— Begin Data for this exercise —

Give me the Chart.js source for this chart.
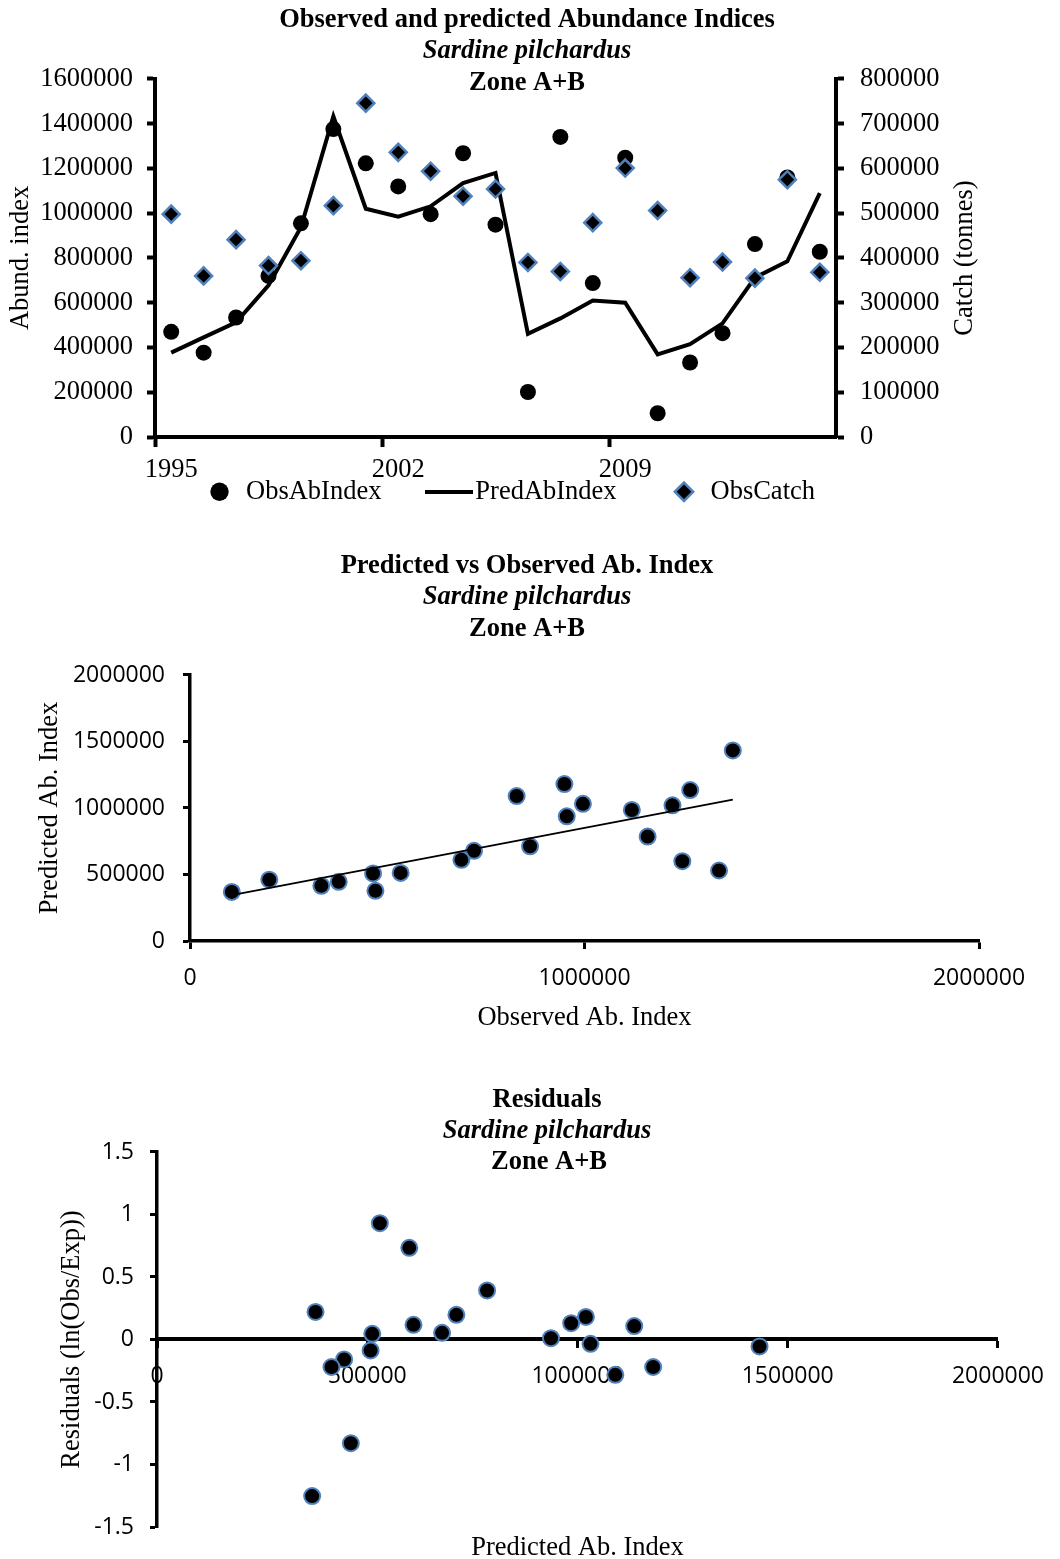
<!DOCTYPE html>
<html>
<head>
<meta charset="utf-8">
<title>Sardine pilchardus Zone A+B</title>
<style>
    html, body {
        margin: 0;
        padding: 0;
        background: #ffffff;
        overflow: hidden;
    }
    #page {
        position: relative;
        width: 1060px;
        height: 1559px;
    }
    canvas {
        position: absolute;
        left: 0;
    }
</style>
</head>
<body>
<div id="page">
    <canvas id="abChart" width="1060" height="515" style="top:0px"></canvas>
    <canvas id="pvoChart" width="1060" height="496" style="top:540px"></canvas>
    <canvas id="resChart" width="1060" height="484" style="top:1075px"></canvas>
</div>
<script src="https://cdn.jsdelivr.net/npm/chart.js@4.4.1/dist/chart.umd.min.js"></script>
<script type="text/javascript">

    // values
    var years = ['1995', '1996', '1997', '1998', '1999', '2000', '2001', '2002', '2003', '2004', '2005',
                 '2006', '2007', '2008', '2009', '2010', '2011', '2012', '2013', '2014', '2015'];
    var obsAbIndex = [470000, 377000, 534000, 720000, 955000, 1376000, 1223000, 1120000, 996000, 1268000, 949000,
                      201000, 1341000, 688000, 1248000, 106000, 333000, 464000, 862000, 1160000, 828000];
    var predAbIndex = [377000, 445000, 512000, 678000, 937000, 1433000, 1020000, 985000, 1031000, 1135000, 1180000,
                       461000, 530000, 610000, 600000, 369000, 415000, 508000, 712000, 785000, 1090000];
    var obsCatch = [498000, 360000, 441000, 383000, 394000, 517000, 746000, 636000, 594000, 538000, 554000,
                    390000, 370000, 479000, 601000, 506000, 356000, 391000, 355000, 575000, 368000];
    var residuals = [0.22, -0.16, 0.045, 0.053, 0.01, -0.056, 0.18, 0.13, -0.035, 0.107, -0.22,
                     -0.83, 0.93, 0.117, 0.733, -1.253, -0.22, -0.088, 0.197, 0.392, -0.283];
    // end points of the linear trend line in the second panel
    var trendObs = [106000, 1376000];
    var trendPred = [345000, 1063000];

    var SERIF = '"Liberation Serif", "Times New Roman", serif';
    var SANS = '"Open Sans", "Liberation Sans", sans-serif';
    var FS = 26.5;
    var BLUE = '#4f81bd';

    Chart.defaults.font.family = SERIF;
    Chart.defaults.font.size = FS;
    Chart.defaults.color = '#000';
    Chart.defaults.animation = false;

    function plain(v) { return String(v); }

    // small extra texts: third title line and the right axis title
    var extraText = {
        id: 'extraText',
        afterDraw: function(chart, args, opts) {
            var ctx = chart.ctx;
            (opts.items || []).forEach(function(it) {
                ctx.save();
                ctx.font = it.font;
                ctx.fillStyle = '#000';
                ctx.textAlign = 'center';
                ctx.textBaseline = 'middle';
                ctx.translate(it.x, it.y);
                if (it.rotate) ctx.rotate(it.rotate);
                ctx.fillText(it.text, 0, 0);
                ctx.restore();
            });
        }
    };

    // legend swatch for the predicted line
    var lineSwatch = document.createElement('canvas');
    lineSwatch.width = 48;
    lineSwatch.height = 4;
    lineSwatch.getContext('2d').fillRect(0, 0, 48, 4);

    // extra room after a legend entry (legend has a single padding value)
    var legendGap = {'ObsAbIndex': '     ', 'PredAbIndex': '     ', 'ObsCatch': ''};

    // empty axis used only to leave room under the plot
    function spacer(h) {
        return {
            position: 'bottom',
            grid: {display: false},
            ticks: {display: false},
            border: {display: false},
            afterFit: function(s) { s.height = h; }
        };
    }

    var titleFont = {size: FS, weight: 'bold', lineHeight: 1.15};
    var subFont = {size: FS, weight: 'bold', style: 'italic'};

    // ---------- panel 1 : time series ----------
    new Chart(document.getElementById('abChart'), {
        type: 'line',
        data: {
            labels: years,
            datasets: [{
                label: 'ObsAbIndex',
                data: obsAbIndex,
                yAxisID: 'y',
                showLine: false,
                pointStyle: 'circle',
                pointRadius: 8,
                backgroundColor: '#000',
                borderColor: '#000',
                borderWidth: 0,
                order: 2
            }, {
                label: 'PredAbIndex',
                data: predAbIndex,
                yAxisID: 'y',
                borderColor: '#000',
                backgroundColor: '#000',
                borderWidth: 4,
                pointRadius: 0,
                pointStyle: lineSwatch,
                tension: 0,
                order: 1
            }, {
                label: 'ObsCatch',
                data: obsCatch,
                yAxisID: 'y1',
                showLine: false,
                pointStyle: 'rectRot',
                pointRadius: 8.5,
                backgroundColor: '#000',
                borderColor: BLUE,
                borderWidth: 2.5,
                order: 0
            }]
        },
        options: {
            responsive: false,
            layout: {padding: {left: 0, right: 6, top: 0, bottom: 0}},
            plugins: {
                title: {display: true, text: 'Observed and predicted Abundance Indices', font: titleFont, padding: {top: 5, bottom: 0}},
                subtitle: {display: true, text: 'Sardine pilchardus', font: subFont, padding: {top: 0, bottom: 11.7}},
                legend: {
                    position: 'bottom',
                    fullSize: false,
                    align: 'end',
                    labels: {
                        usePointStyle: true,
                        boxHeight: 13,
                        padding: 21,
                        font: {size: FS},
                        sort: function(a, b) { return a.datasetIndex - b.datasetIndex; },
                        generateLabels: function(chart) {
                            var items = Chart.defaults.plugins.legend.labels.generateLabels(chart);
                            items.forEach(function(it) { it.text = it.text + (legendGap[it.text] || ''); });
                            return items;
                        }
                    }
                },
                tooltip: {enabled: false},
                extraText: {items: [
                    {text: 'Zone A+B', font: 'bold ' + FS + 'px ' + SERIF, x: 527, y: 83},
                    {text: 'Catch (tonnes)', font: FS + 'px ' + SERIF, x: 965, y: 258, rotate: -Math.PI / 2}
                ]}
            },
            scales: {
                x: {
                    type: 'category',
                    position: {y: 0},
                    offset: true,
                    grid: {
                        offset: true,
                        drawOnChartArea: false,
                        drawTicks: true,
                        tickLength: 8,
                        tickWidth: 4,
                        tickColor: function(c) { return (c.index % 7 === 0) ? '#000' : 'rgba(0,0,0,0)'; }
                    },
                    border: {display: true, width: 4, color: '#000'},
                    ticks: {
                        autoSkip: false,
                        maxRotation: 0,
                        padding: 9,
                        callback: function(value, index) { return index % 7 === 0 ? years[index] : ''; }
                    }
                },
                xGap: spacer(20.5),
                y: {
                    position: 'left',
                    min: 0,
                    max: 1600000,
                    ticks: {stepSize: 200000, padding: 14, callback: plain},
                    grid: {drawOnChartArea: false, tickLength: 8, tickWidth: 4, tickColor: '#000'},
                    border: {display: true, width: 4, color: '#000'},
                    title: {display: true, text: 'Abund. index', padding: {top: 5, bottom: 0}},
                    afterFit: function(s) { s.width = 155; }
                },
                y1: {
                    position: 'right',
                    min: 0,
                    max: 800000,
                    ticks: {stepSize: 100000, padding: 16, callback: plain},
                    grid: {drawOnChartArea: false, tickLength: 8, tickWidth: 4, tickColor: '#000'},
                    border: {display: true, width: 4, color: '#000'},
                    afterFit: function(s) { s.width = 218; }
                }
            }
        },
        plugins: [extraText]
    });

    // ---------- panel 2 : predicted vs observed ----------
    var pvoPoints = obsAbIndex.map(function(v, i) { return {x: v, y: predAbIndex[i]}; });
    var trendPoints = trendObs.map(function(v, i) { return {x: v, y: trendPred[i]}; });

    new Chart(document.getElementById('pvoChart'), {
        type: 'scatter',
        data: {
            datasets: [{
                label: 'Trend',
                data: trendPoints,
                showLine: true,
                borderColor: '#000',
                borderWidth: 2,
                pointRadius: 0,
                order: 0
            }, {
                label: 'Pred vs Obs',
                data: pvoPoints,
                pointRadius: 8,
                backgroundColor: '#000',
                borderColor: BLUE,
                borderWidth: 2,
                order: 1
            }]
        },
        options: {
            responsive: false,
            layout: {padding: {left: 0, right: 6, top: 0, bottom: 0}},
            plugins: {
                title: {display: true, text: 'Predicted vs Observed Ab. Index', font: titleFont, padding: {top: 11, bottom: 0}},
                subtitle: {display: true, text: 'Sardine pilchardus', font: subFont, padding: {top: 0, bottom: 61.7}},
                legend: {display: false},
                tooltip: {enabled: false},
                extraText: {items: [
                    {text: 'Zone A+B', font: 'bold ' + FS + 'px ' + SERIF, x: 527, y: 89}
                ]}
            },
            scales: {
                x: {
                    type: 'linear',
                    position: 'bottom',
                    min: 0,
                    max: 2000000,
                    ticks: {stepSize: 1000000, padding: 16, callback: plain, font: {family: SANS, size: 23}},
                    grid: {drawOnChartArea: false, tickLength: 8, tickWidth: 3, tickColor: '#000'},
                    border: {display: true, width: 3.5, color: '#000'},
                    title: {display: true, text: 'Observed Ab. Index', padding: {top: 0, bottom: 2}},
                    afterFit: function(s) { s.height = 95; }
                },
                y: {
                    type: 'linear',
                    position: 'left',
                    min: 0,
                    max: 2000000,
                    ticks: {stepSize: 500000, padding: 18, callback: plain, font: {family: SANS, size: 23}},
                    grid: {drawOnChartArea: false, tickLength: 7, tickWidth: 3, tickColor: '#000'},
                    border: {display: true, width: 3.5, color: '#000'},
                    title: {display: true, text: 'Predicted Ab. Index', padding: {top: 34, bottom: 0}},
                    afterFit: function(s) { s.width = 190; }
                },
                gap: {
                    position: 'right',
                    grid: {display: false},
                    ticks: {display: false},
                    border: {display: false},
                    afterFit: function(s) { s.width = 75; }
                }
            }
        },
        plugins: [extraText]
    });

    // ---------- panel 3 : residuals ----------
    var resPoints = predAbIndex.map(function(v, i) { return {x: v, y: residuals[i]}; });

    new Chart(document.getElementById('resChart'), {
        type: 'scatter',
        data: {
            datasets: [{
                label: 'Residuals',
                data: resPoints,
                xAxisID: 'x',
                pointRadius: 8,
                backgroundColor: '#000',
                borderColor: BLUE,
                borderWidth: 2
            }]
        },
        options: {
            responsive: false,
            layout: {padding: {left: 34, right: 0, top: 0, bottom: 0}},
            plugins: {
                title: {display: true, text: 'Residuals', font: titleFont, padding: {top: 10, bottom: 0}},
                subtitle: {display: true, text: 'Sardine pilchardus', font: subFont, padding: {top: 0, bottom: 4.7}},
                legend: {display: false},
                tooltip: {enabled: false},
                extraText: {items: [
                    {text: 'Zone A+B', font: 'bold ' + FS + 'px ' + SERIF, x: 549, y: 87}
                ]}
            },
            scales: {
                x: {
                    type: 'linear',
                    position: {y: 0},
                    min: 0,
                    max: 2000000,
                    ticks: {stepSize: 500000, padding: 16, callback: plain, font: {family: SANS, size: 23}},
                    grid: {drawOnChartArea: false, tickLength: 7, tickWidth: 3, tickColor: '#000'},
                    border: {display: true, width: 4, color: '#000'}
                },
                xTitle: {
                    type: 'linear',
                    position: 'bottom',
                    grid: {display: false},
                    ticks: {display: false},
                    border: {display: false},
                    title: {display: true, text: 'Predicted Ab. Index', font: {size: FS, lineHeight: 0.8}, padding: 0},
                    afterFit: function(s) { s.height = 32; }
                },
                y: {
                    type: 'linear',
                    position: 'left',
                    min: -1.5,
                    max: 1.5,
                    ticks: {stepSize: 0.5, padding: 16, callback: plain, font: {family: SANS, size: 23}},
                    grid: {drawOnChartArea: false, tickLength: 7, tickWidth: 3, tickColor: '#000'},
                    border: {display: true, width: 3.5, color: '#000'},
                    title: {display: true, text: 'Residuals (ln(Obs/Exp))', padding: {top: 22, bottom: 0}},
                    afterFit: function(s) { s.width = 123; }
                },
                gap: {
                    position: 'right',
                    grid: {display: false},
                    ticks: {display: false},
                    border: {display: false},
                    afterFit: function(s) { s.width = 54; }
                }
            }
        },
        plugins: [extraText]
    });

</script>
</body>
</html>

— End Data for this exercise —
— Begin Data for this exercise —

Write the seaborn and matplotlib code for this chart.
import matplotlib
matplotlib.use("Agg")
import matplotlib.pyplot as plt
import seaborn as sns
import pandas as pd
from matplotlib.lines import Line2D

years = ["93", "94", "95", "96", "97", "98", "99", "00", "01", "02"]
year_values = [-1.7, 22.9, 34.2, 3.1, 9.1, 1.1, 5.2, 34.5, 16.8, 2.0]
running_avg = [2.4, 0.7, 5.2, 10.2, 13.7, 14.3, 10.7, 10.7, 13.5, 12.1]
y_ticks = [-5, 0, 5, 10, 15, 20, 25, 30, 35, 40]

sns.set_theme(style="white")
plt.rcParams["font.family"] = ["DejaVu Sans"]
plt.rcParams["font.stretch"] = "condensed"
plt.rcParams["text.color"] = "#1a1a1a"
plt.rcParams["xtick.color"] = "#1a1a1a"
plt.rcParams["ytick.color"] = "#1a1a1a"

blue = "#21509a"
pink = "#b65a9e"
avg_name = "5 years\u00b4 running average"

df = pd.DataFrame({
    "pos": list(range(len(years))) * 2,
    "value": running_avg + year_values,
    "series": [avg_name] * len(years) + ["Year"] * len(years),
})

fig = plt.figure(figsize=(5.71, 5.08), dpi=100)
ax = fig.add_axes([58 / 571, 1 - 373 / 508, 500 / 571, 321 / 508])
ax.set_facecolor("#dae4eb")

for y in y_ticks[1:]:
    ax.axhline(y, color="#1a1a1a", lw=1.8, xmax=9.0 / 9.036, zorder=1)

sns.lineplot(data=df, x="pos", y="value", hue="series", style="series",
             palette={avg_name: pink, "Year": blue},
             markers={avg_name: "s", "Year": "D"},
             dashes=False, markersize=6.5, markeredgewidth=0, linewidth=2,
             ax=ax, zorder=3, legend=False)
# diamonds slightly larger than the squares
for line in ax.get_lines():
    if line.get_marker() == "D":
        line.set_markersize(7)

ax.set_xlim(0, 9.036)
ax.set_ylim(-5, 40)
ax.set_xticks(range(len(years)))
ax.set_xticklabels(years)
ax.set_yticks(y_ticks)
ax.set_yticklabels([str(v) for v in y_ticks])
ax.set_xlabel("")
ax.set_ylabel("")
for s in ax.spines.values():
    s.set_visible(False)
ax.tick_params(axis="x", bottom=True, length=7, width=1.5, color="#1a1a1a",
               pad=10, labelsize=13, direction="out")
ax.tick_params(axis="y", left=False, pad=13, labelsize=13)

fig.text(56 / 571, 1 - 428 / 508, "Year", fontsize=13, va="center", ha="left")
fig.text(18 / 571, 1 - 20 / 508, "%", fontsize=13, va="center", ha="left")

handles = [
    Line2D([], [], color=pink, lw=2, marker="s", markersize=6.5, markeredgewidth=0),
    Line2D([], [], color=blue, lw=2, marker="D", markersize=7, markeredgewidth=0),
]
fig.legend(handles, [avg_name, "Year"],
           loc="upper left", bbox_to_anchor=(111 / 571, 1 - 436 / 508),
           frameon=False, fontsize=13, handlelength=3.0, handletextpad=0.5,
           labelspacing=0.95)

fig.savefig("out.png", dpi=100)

— End Data for this exercise —

◆ **Exercise prompt**
The material above holds pictures; leave them out. Repeat exactly the lines from the one containing "Give me the Chart.js source for this chart." through the one containing "var trendPred = [345000, 1063000];", and nothing else.

◆ **Correct output**
Give me the Chart.js source for this chart.
<!DOCTYPE html>
<html>
<head>
<meta charset="utf-8">
<title>Sardine pilchardus Zone A+B</title>
<style>
    html, body {
        margin: 0;
        padding: 0;
        background: #ffffff;
        overflow: hidden;
    }
    #page {
        position: relative;
        width: 1060px;
        height: 1559px;
    }
    canvas {
        position: absolute;
        left: 0;
    }
</style>
</head>
<body>
<div id="page">
    <canvas id="abChart" width="1060" height="515" style="top:0px"></canvas>
    <canvas id="pvoChart" width="1060" height="496" style="top:540px"></canvas>
    <canvas id="resChart" width="1060" height="484" style="top:1075px"></canvas>
</div>
<script src="https://cdn.jsdelivr.net/npm/chart.js@4.4.1/dist/chart.umd.min.js"></script>
<script type="text/javascript">

    // values
    var years = ['1995', '1996', '1997', '1998', '1999', '2000', '2001', '2002', '2003', '2004', '2005',
                 '2006', '2007', '2008', '2009', '2010', '2011', '2012', '2013', '2014', '2015'];
    var obsAbIndex = [470000, 377000, 534000, 720000, 955000, 1376000, 1223000, 1120000, 996000, 1268000, 949000,
                      201000, 1341000, 688000, 1248000, 106000, 333000, 464000, 862000, 1160000, 828000];
    var predAbIndex = [377000, 445000, 512000, 678000, 937000, 1433000, 1020000, 985000, 1031000, 1135000, 1180000,
                       461000, 530000, 610000, 600000, 369000, 415000, 508000, 712000, 785000, 1090000];
    var obsCatch = [498000, 360000, 441000, 383000, 394000, 517000, 746000, 636000, 594000, 538000, 554000,
                    390000, 370000, 479000, 601000, 506000, 356000, 391000, 355000, 575000, 368000];
    var residuals = [0.22, -0.16, 0.045, 0.053, 0.01, -0.056, 0.18, 0.13, -0.035, 0.107, -0.22,
                     -0.83, 0.93, 0.117, 0.733, -1.253, -0.22, -0.088, 0.197, 0.392, -0.283];
    // end points of the linear trend line in the second panel
    var trendObs = [106000, 1376000];
    var trendPred = [345000, 1063000];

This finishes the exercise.